Author Cassandra Pybuss has won the National Biography award for her book Truganini. The story of Truganini, a Nuenonne woman from Bruny Island off Tasmania, is shrouded in myth for almost two centuries. In this clear-eyed work, Pybus charts the ‘agonising accretion of unspeakable loss’ endured by Truganini, her people and other clans in 1800s colonial Tasmania. Drawn from first-person accounts by missionary George Augustus Robinson and contemporaries, Truganini emerges here as neither ‘antipodean Pocahontas’ nor witless captive. After witnessing the murder and abduction of her family members, she is betrayed time and again before dying in Hobart in 1876.

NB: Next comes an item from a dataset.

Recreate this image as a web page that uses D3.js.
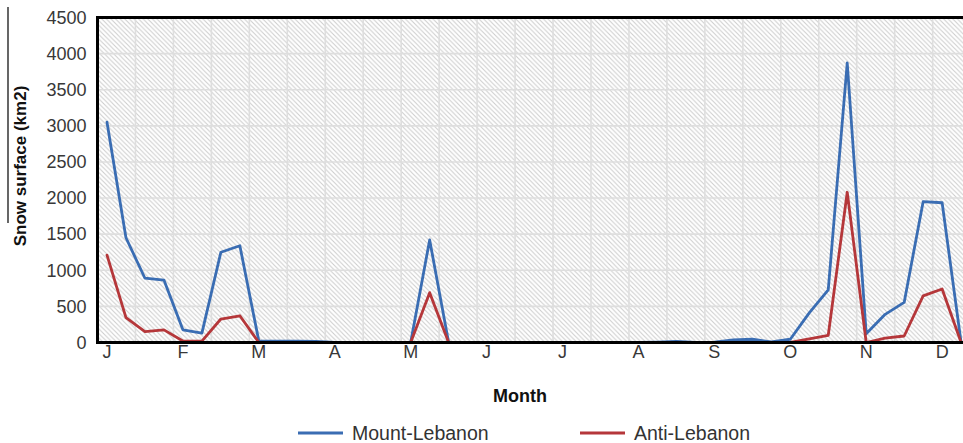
<!DOCTYPE html>
<html>
<head>
<meta charset="utf-8">
<script src="https://cdn.jsdelivr.net/npm/d3@7"></script>
<style>
  html, body { margin: 0; padding: 0; background: #fff; }
  svg { display: block; font-family: "Liberation Sans", Arial, sans-serif; }
</style>
</head>
<body>
<svg id="chart" width="963" height="443"></svg>
<script>
// Snow-covered area, sampled four times per month (46 samples, January to early December end)
const monthLabels = ["J", "F", "M", "A", "M", "J", "J", "A", "S", "O", "N", "D"];
const samplesPerMonth = 4;

const mountLebanon = [
  3050, 1450, 890, 865, 175, 130, 1250, 1340,
  20, 20, 20, 15, 0, 0, 0, 0,
  0, 1420, 0, 0, 0, 0, 0, 0,
  0, 0, 0, 0, 0, 5, 15, 0,
  5, 35, 45, 10, 45, 410, 730, 3870,
  120, 390, 555, 1950, 1935, 0
];

const antiLebanon = [
  1210, 345, 150, 175, 20, 20, 325, 370,
  0, 0, 0, 0, 0, 0, 0, 0,
  0, 690, 0, 0, 0, 0, 0, 0,
  0, 0, 0, 0, 0, 0, 0, 0,
  0, 0, 0, 0, 0, 50, 100, 2080,
  0, 60, 90, 645, 740, 0
];

const yTicks = [0, 500, 1000, 1500, 2000, 2500, 3000, 3500, 4000, 4500];

const seriesList = [
  { name: "Mount-Lebanon", values: mountLebanon, color: "#3a6db3" },
  { name: "Anti-Lebanon", values: antiLebanon, color: "#b5373a" }
];

const svg = d3.select("#chart");
const plot = { left: 97.5, top: 17.5, bottom: 342.5, right: 970.6 };

const idx = d3.range(mountLebanon.length);
const x = d3.scaleBand().domain(idx).range([plot.left, plot.right]).paddingInner(0).paddingOuter(0);
const y = d3.scaleLinear().domain([0, 4500]).range([plot.bottom, plot.top]);

// diagonal hatch fill for the plotting area
const defs = svg.append("defs");
const pat = defs.append("pattern")
  .attr("id", "hatch")
  .attr("patternUnits", "userSpaceOnUse")
  .attr("width", 4.6).attr("height", 4.6);
pat.append("rect").attr("width", 4.6).attr("height", 4.6).attr("fill", "#ffffff");
pat.append("path")
  .attr("d", "M0,0 L4.6,4.6 M-1,3.6 L1,5.6 M3.6,-1 L5.6,1")
  .attr("stroke", "#cdcdcd").attr("stroke-width", 1);

svg.append("rect")
  .attr("x", plot.left).attr("y", plot.top)
  .attr("width", plot.right - plot.left).attr("height", plot.bottom - plot.top)
  .attr("fill", "url(#hatch)");

// gridlines
const grid = svg.append("g").attr("stroke", "#dedede").attr("stroke-width", 1.6);
grid.selectAll("line.h").data(yTicks.slice(1)).join("line")
  .attr("x1", plot.left).attr("x2", plot.right)
  .attr("y1", d => y(d)).attr("y2", d => y(d));
grid.selectAll("line.v").data(idx.filter(i => i % 2 === 0 && i > 0)).join("line")
  .attr("x1", d => x(d)).attr("x2", d => x(d))
  .attr("y1", plot.top).attr("y2", plot.bottom);

// y axis
const yAxis = svg.append("g")
  .attr("transform", `translate(${plot.left},0)`)
  .call(d3.axisLeft(y).tickValues(yTicks).tickSize(0).tickPadding(11).tickFormat(d3.format("d")));
yAxis.select(".domain").remove();
yAxis.selectAll("text").attr("font-size", 18).attr("fill", "#383838")
  .attr("font-family", "'Liberation Sans', Arial, sans-serif");

// x axis
const xAxis = svg.append("g")
  .attr("transform", `translate(0,${plot.bottom})`)
  .call(d3.axisBottom(x)
    .tickValues(idx.filter(i => i % samplesPerMonth === 0))
    .tickFormat(i => monthLabels[i / samplesPerMonth])
    .tickSize(0).tickPadding(3));
xAxis.select(".domain").remove();
xAxis.selectAll("text").attr("font-size", 18).attr("fill", "#383838")
  .attr("font-family", "'Liberation Sans', Arial, sans-serif");

// series lines
const line = d3.line()
  .x((d, i) => x(i) + x.bandwidth() / 2)
  .y(d => y(d));
svg.append("g").selectAll("path").data(seriesList).join("path")
  .attr("d", s => line(s.values))
  .attr("fill", "none")
  .attr("stroke", s => s.color)
  .attr("stroke-width", 2.8)
  .attr("stroke-linejoin", "round")
  .attr("stroke-linecap", "round");

// frame
svg.append("line").attr("x1", plot.left - 1.5).attr("x2", plot.right).attr("y1", plot.top).attr("y2", plot.top)
  .attr("stroke", "#000").attr("stroke-width", 3);
svg.append("line").attr("x1", plot.left).attr("x2", plot.left).attr("y1", plot.top).attr("y2", plot.bottom + 1.5)
  .attr("stroke", "#000").attr("stroke-width", 3);
svg.append("line").attr("x1", plot.left - 1.5).attr("x2", plot.right).attr("y1", plot.bottom).attr("y2", plot.bottom)
  .attr("stroke", "#000").attr("stroke-width", 3);

// thin rule beside the axis title
svg.append("line").attr("x1", 8).attr("x2", 8).attr("y1", 7).attr("y2", 223)
  .attr("stroke", "#000").attr("stroke-width", 1.2);

// axis titles
svg.append("text")
  .attr("transform", "translate(26,166) rotate(-90)")
  .attr("text-anchor", "middle")
  .attr("font-size", 17).attr("font-weight", "bold").attr("fill", "#111")
  .text("Snow surface (km2)");
svg.append("text")
  .attr("x", 520).attr("y", 402)
  .attr("text-anchor", "middle")
  .attr("font-size", 18).attr("font-weight", "bold").attr("fill", "#111")
  .text("Month");

// legend
const legendPos = [298, 580];
const legend = svg.append("g").selectAll("g").data(seriesList).join("g")
  .attr("transform", (d, i) => `translate(${legendPos[i]},433)`);
legend.append("line").attr("x1", 0).attr("x2", 45).attr("y1", 0).attr("y2", 0)
  .attr("stroke", d => d.color).attr("stroke-width", 3);
legend.append("text").attr("x", 54).attr("y", 7)
  .attr("font-size", 19.5).attr("fill", "#333")
  .text(d => d.name);
</script>
</body>
</html>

By striking through the pomposity of Truganini’s major chronicler, Robinson, Pybus presents the reader with a vivid and complex portrait of the Nuenonne woman. Truganini claims her place as a survivor, never passive even in the face of a determined effort to eradicate Aboriginal people from Tasmania. She uses charm and shrewdness to attempt to engineer a future that allows her and her people to go home. Pybus’ command of her research is significant, penetrating past mistakes of fact or interpretation and revealing Truganini as a three-dimensional person.
In a statement, the award’s judges said ‘Qe unanimously agreed that Truganini is the standout work in an impressive field. The restoration of its subject elevates this book. Truganini’s voice has been lost in the self-serving narrative of modern Australia. Reclamation is an outstanding accomplishment for any subject, and a thrilling one for an Indigenous woman who stood against an empire’’.